### Instructions to follow:
Leave out the pictures and repeat the data exactly.

### Material provided:
####################
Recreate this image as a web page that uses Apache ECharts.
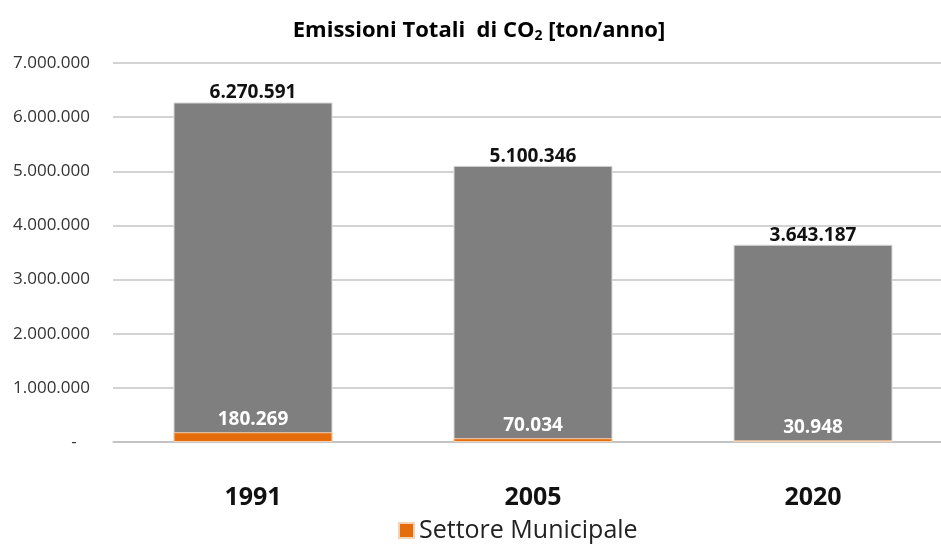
<!DOCTYPE html>
<html>
<head>
<meta charset="utf-8">
<script src="https://cdn.jsdelivr.net/npm/echarts@6/dist/echarts.min.js"></script>
<style>
  html, body { margin: 0; padding: 0; background: #fff; }
  #chart { width: 941px; height: 545px; }
</style>
</head>
<body>
<div id="chart"></div>
<script>
const years = ['1991', '2005', '2020']
const totali = [6270591, 5100346, 3643187]
const municipale = [180269, 70034, 30948]
const yTicks = [0, 1000000, 2000000, 3000000, 4000000, 5000000, 6000000, 7000000]

const FONT = '"Open Sans", Lato, sans-serif'

function fmt(v) {
  return String(Math.round(v)).replace(/\B(?=(\d{3})+(?!\d))/g, '.')
}

const chart = echarts.init(document.getElementById('chart'))
chart.setOption({
  backgroundColor: '#fff',
  animation: false,
  title: {
    text: '{t|Emissioni Totali  di CO}{s|2}{t| [ton/anno]}',
    left: 474,
    textAlign: 'center',
    top: 14,
    textStyle: {
      rich: {
        t: { fontFamily: FONT, fontSize: 22, fontWeight: 'bold', color: '#000' },
        s: { fontFamily: FONT, fontSize: 14, fontWeight: 'bold', color: '#000', verticalAlign: 'bottom', padding: [10, 0, 0, 0] }
      }
    }
  },
  legend: {
    data: ['Settore Municipale'],
    left: 393,
    bottom: -3,
    icon: 'rect',
    itemWidth: 15,
    itemHeight: 15,
    itemGap: 6,
    textStyle: { fontFamily: FONT, fontSize: 25, color: '#222' }
  },
  grid: { left: 113, top: 63, right: -12, bottom: 103, containLabel: false, outerBoundsMode: 'none' },
  xAxis: {
    type: 'category',
    data: years,
    axisLine: { lineStyle: { color: '#bfbfbf', width: 1.5 } },
    axisTick: { show: false },
    axisLabel: { fontFamily: FONT, fontSize: 25, fontWeight: 'bold', color: '#111', margin: 43 }
  },
  yAxis: {
    type: 'value',
    min: yTicks[0],
    max: yTicks[yTicks.length - 1],
    interval: 1000000,
    axisLine: { show: false },
    axisTick: { show: false },
    splitLine: { lineStyle: { color: '#c4c4c4', width: 1.5 } },
    axisLabel: {
      fontFamily: FONT, fontSize: 17, color: '#333', margin: 23,
      // zero shown as an accounting-style dash, padded like Excel does
      formatter: v => (v === 0 ? '-   ' : fmt(v))
    }
  },
  series: [
    {
      name: 'Totale',
      type: 'bar',
      data: totali,
      barWidth: 159,
      barGap: '-100%',
      itemStyle: { color: '#7f7f7f', borderColor: '#d9d9d9', borderWidth: 1 },
      label: {
        show: true, position: 'top', distance: 0,
        fontFamily: FONT, fontSize: 19, fontWeight: 'bold', color: '#111',
        formatter: p => fmt(p.value)
      }
    },
    {
      name: 'Settore Municipale',
      type: 'bar',
      data: municipale,
      barWidth: 159,
      itemStyle: { color: '#e46c0a', borderColor: '#f6d2b4', borderWidth: 1 },
      label: {
        show: true, position: 'top', distance: 3,
        fontFamily: FONT, fontSize: 19, fontWeight: 'bold', color: '#fff',
        formatter: p => fmt(p.value)
      }
    }
  ]
})
</script>
</body>
</html>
####################
### The reply:
Recreate this image as a web page that uses Apache ECharts.
<!DOCTYPE html>
<html>
<head>
<meta charset="utf-8">
<script src="https://cdn.jsdelivr.net/npm/echarts@6/dist/echarts.min.js"></script>
<style>
  html, body { margin: 0; padding: 0; background: #fff; }
  #chart { width: 941px; height: 545px; }
</style>
</head>
<body>
<div id="chart"></div>
<script>
const years = ['1991', '2005', '2020']
const totali = [6270591, 5100346, 3643187]
const municipale = [180269, 70034, 30948]
const yTicks = [0, 1000000, 2000000, 3000000, 4000000, 5000000, 6000000, 7000000]

const FONT = '"Open Sans", Lato, sans-serif'

function fmt(v) {
  return String(Math.round(v)).replace(/\B(?=(\d{3})+(?!\d))/g, '.')
}

const chart = echarts.init(document.getElementById('chart'))
chart.setOption({
  backgroundColor: '#fff',
  animation: false,
  title: {
    text: '{t|Emissioni Totali  di CO}{s|2}{t| [ton/anno]}',
    left: 474,
    textAlign: 'center',
    top: 14,
    textStyle: {
      rich: {
        t: { fontFamily: FONT, fontSize: 22, fontWeight: 'bold', color: '#000' },
        s: { fontFamily: FONT, fontSize: 14, fontWeight: 'bold', color: '#000', verticalAlign: 'bottom', padding: [10, 0, 0, 0] }
      }
    }
  },
  legend: {
    data: ['Settore Municipale'],
    left: 393,
    bottom: -3,
    icon: 'rect',
    itemWidth: 15,
    itemHeight: 15,
    itemGap: 6,
    textStyle: { fontFamily: FONT, fontSize: 25, color: '#222' }
  },
  grid: { left: 113, top: 63, right: -12, bottom: 103, containLabel: false, outerBoundsMode: 'none' },
  xAxis: {
    type: 'category',
    data: years,
    axisLine: { lineStyle: { color: '#bfbfbf', width: 1.5 } },
    axisTick: { show: false },
    axisLabel: { fontFamily: FONT, fontSize: 25, fontWeight: 'bold', color: '#111', margin: 43 }
  },
  yAxis: {
    type: 'value',
    min: yTicks[0],
    max: yTicks[yTicks.length - 1],
    interval: 1000000,
    axisLine: { show: false },
    axisTick: { show: false },
    splitLine: { lineStyle: { color: '#c4c4c4', width: 1.5 } },
    axisLabel: {
      fontFamily: FONT, fontSize: 17, color: '#333', margin: 23,
      // zero shown as an accounting-style dash, padded like Excel does
      formatter: v => (v === 0 ? '-   ' : fmt(v))
    }
  },
  series: [
    {
      name: 'Totale',
      type: 'bar',
      data: totali,
      barWidth: 159,
      barGap: '-100%',
      itemStyle: { color: '#7f7f7f', borderColor: '#d9d9d9', borderWidth: 1 },
      label: {
        show: true, position: 'top', distance: 0,
        fontFamily: FONT, fontSize: 19, fontWeight: 'bold', color: '#111',
        formatter: p => fmt(p.value)
      }
    },
    {
      name: 'Settore Municipale',
      type: 'bar',
      data: municipale,
      barWidth: 159,
      itemStyle: { color: '#e46c0a', borderColor: '#f6d2b4', borderWidth: 1 },
      label: {
        show: true, position: 'top', distance: 3,
        fontFamily: FONT, fontSize: 19, fontWeight: 'bold', color: '#fff',
        formatter: p => fmt(p.value)
      }
    }
  ]
})
</script>
</body>
</html>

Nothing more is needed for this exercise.